Image via Wikipedia
I am a strong proponent of using cloud computing for scientific research. Some of my posts on the topic are listed below.
- LHC Computing Grid and the New Era of Scientific Computing
- Cloud Computing and Science – Mathematica Embraces Cloud Computing
- Cloud Computing and Science – MATLAB on Clouds
- Amazon Tries to Lure Scientific Community into the Clouds
- Academic Research On Cloud Computing Gets Funded
- Scientists And Cloud Computing – Part 1
- Scientists And Cloud Computing – Part 2
- Biotech Companies And Cloud Computing
If you read these posts, you can understand how strongly I feel about the use of cloud computing in academic research, in general, and scientific research, in particular. Cloud Computing can empower scientists and help them accelerate their research while cutting down on the expenses. This is especially true in a country like US where scientific funding has been seriously curtailed since 2001. Using cloud computing is, possibly, the most efficient and cost effective way to do scientific research.
In fact, Microsoft Research has a featured story talking about how cloud computing can help scientists because of the economies of scale and an interesting comment by Prof. David Patterson, a professor of computer science at the University of California, Berkeley. According to Prof. Patterson, the potential impact of cloud computing is comparable to that of the invention of microprocessors. Absolutely fantastic comparison, in my humble opinion.
Patterson adds that the economies of scale possible with the cloud are just as much about performance as cost. The most exciting part of cloud computing, he says, is the ability to “scale up” the processing power dedicated to a task in an instant.

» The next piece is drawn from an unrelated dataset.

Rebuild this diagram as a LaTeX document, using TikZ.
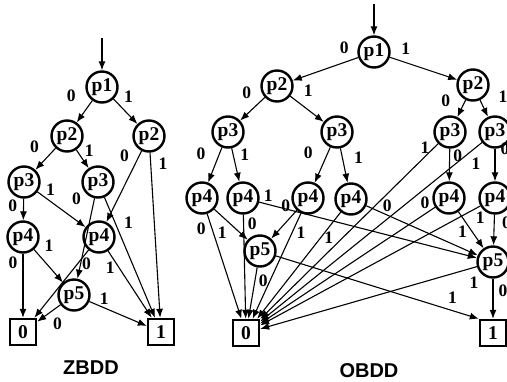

Even though I am happy to see Microsoft echoing some of the ideas I have been advocating in this blog for more than a year, I am deeply disturbed by one aspect of this article. It is about Microsoft’s attempt to push their S+S approach to the scientists. Here is a comment by Dan Reed, corporate vice president of Microsoft’s Technology Policy and Strategy and eXtreme Computing Group
There is a large community of researchers — social scientists, life scientists, physicists —running many computations on massive amounts of data. To use an example many people can understand — how can we enable researchers to run an Excel spreadsheet that involves billions of rows and columns, and takes thousands of hours to compute, but still give them the answer in 10 minutes, and maintain the desktop experience? Client plus cloud computing offers that kind of sweet spot.
It appears National Science Foundation has already signed an agreement with Microsoft to offer American Scientists free access to Microsoft’s cloud computing services.
The National Science Foundation and the Microsoft Corporationhave agreed to offer American scientific researchers free access to the company’s new cloud computing service. A goal of the three-year project is to give scientists the computing power to cope with exploding amounts of research data. It uses Microsoft’s Windows Azure computing system.
Even though I am fully convinced about the impact of cloud computing on Scientific research, I don’t see their S+S strategy serving the interests of Science. Well, actually, I am against this agreement for two reasons.
- In my opinion, Science has to be completely open. Any attempts to lock-in the scientific results in proprietary platforms or applications or data formats goes against the very spirit of openness in science. By locking in the scientific results within Microsoft’s platform, we are forcing the entire scientific community to be dependent on Microsoft, affecting the very advancement of science itself. This is morally wrong and very bad for the scientific community in the long term.
- Secondly, S+S approach is promoted by Microsoft to protect their cash cow. It adds problems in two ways for the scientific community. First, It is not cost effective and, more importantly, it is not an efficient way to do science either. The exorbitant licensing costs for the traditional software used to access these cloud services will put a huge dent on the funding for scientific projects. In my opinion, the huge amount of money spent on such traditional software packages can be better utilized elsewhere. Then, there is the issue of a need for bigger resources to use these bulky software. These resource needs not only make this S+S approach inefficient, it also adds to the cost of computing. What is the point in saving money on the traditional infrastructure expenditure and then spend a part of it on traditional extra powerful desktop (laptop) computers?
Another important point to note from the NYT story is that this agreement between NSF and Microsoft is for three years. In the absence of an indefinite free use agreement, this is just a pure marketing ploy. After three years, these research projects will be forced to spend quite a bit of money on the licensing fees for the traditional software plus the cloud services offered by Microsoft. Not only that, any researcher who wants to either extend these projects or use their results on new projects may end up paying part of their funding money to Microsoft.
In short, this agreement between NSF and Microsoft is very shortsighted and it may as well go against the very spirit of science. I have no problem with Microsoft pushing their S+S strategy in the market. Eventually, the economics and the value add will determine whether S+S or pure SaaS will be the ultimate winner. However, when it comes to altruistic issues like Science where public money is heavily involved and its impact on the public is very significant, it is not a good idea to push a strategy that serves a particular company’s self interest alone. This move is neither good for Science nor for Cloud Computing.